The ring is $$\mathbb{Z}[\sqrt{47}]/(2,1+\sqrt{47}) \cong(\mathbb{Z}[X]/(X^2-47))/(2,1+X) \cong\mathbb{Z}[X]/(X^2-47,2,1+X)\\ \cong \mathbb{Z}_2[X]/(X^2-47,1+X)= \mathbb{Z}_2[X]/(X^2-1,1+X) =\mathbb{Z}_2[X]/(1+X)\cong \mathbb{Z}_2$$ where $\mathbb{Z}_2 = \mathbb{Z}/(2)$.

How did you come to $(\Bbb Z[X]/(X^2 - 47))/(2, X^2 - 2X - 46)$ ?

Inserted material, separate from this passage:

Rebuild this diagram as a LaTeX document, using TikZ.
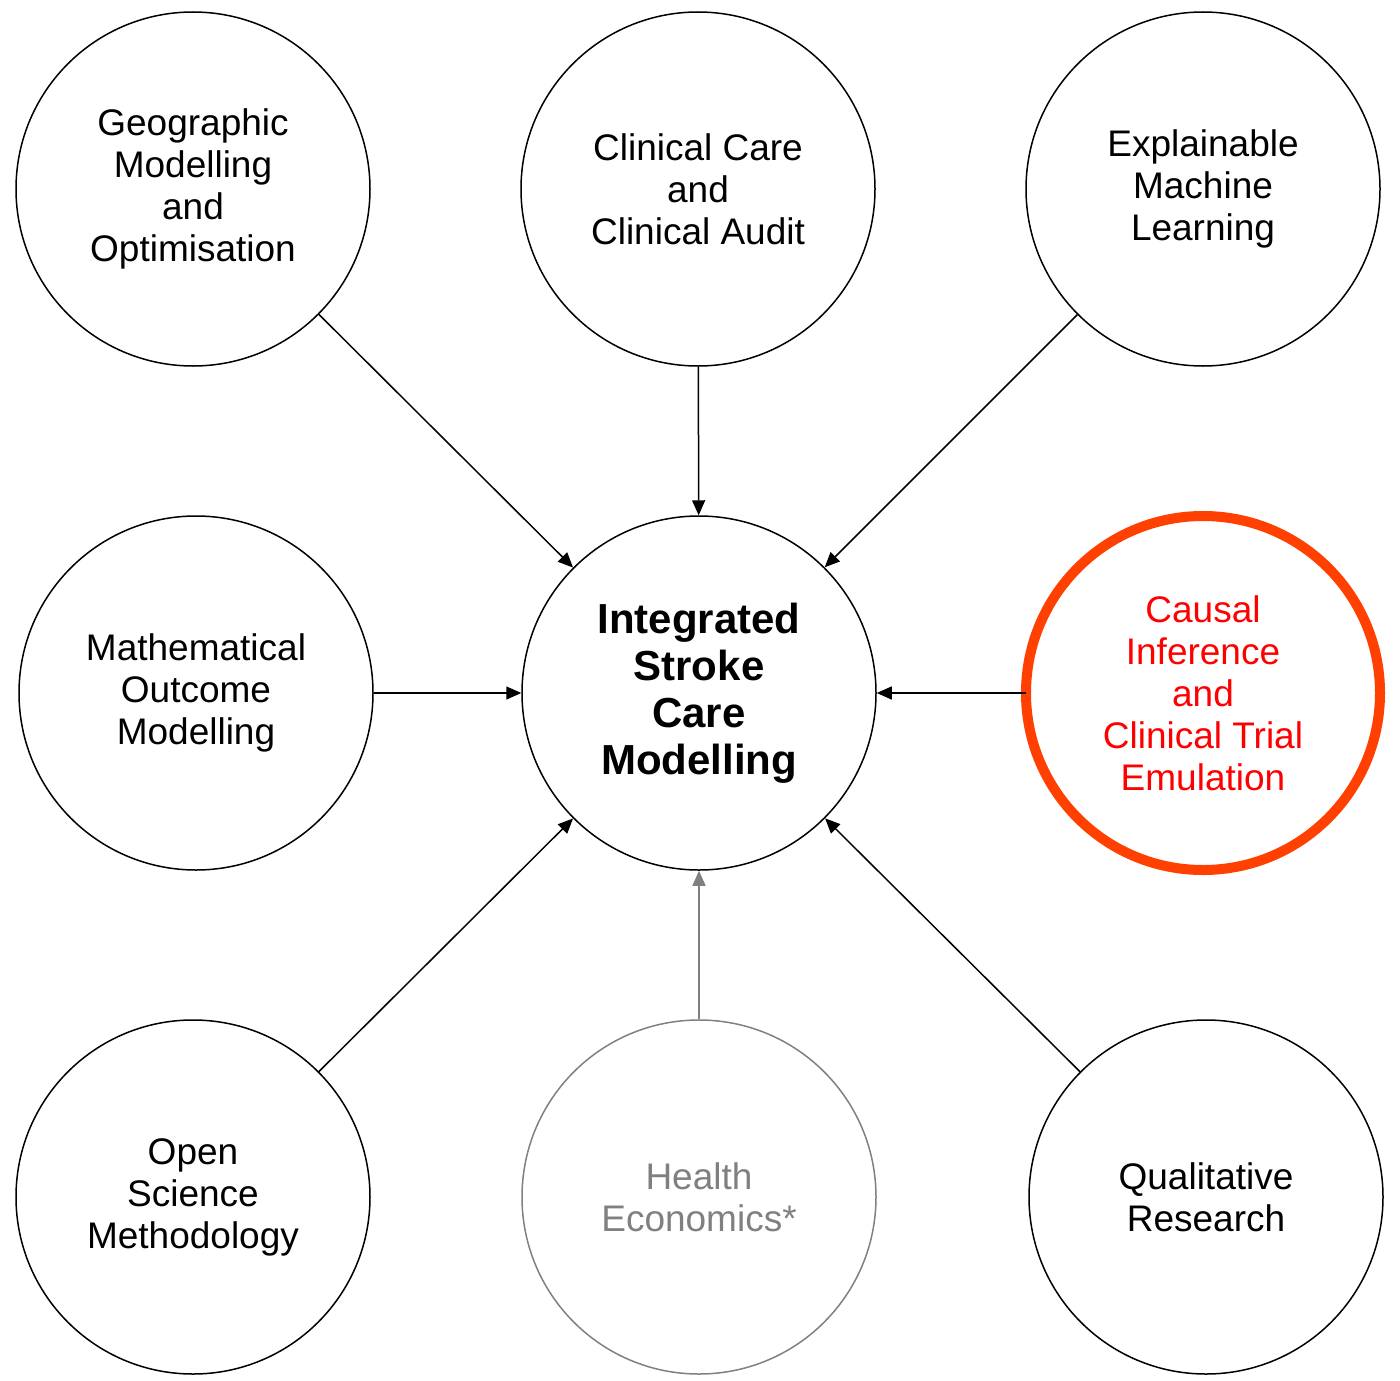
\documentclass[tikz,border=0pt]{standalone}
\usepackage{fontspec}
\setmainfont{Liberation Sans}
\usetikzlibrary{arrows.meta}
\definecolor{ringred}{HTML}{FF4000}
\definecolor{txtred}{HTML}{FF0000}
\definecolor{midgray}{HTML}{808080}
\begin{document}
\begin{tikzpicture}[x=1pt,y=-1pt,
  topic/.style={circle,draw=black,line width=1.5pt,minimum size=354pt,inner sep=0pt,align=center,
    font=\fontsize{37}{42}\selectfont},
  hub/.style={topic,font=\fontsize{42}{47}\selectfont\bfseries},
  redtopic/.style={topic,draw=ringred,line width=10pt,text=txtred},
  graytopic/.style={topic,draw=midgray,text=midgray},
  link/.style={line width=1.5pt,-{Triangle[length=15pt,width=13pt]}},
  graylink/.style={link,draw=midgray!80,color=midgray}]
\useasboundingbox (0,0) rectangle (1400,1381);
\node[topic] (geo) at (193,189) {Geographic\\Modelling\\and\\Optimisation};
\node[topic] (clin) at (698,189) {Clinical Care\\and\\Clinical Audit};
\node[topic] (xml) at (1203,189) {Explainable\\Machine\\Learning};
\node[topic] (math) at (196,693) {Mathematical\\Outcome\\Modelling};
\node[hub] (hub) at (699,693) {Integrated\\Stroke\\Care\\Modelling};
\node[redtopic] (causal) at (1203,693) {Causal\\Inference\\and\\Clinical Trial\\Emulation};
\node[topic] (open) at (193,1197) {Open\\Science\\Methodology};
\node[graytopic] (health) at (699,1197) {Health\\Economics*};
\node[topic] (qual) at (1206,1197) {Qualitative\\Research};
\draw[link] (geo) -- (hub);
\draw[link] (clin) -- (hub);
\draw[link] (xml) -- (hub);
\draw[link] (math) -- (hub);
\draw[link,shorten <=-5pt] (causal.west) -- (hub);
\draw[link] (open) -- (hub);
\draw[graylink] (health) -- (hub);
\draw[link] (qual) -- (hub);
\end{tikzpicture}
\end{document}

It is $\cong \mathbb{Z}[\sqrt{47}]/(2,(1+\sqrt{47})^2)=\mathbb{Z}[\sqrt{47}]/(2) \cong \mathbb{Z}_2[X]/(1+X)^2$


Lets denote $R=\mathbb{Z}\left[\sqrt{47}\right]$, $I=\left<2\right>$ and $J=\left<1+\sqrt{47}\right>$. By the third isomorphism theorem

$$\mathbb{Z}\left[\sqrt{47}\right]/\left<2,1+\sqrt{47}\right>=R/\left(I+J\right)\cong\left(R/J\right)/\left(\left(I+J\right)/J\right)$$

As @Quasicoherent pointed out, I have made a mistake saying that $\mathbb{Z}\left[\sqrt{47}\right]/\left<1+\sqrt{47}\right>\cong\mathbb{Z}$. In fact

$$R/J=\mathbb{Z}\left[\sqrt{47}\right]/\left<1+\sqrt{47}\right>\cong\mathbb{Z}_{46}$$

since $\left<1+\sqrt{47}\right>\ni-\left(1-\sqrt{47}\right)\left(1+\sqrt{47}\right)=-\left(1-47\right)=46$ and

$$\left(a+b\sqrt{47}\right)\left(1+\sqrt{47}\right)=\left(a+47b\right)+\left(a+b\right)\sqrt{47}$$

is an integer iff $a=-b$ iff it is $46b$ for some $b$. Thus

$$\mathbb{Z}\left[\sqrt{47}\right]/\left<2,1+\sqrt{47}\right>\cong\mathbb{Z}_{46}/\left<2\right>=\left(\mathbb{Z}/46\mathbb{Z}\right)/\left(2\mathbb{Z}/46\mathbb{Z}\right)\cong\mathbb{Z}/2\mathbb{Z}=\mathbb{Z}_{2}$$

and $I+J=\left<2,1+\sqrt{47}\right>$ is prime.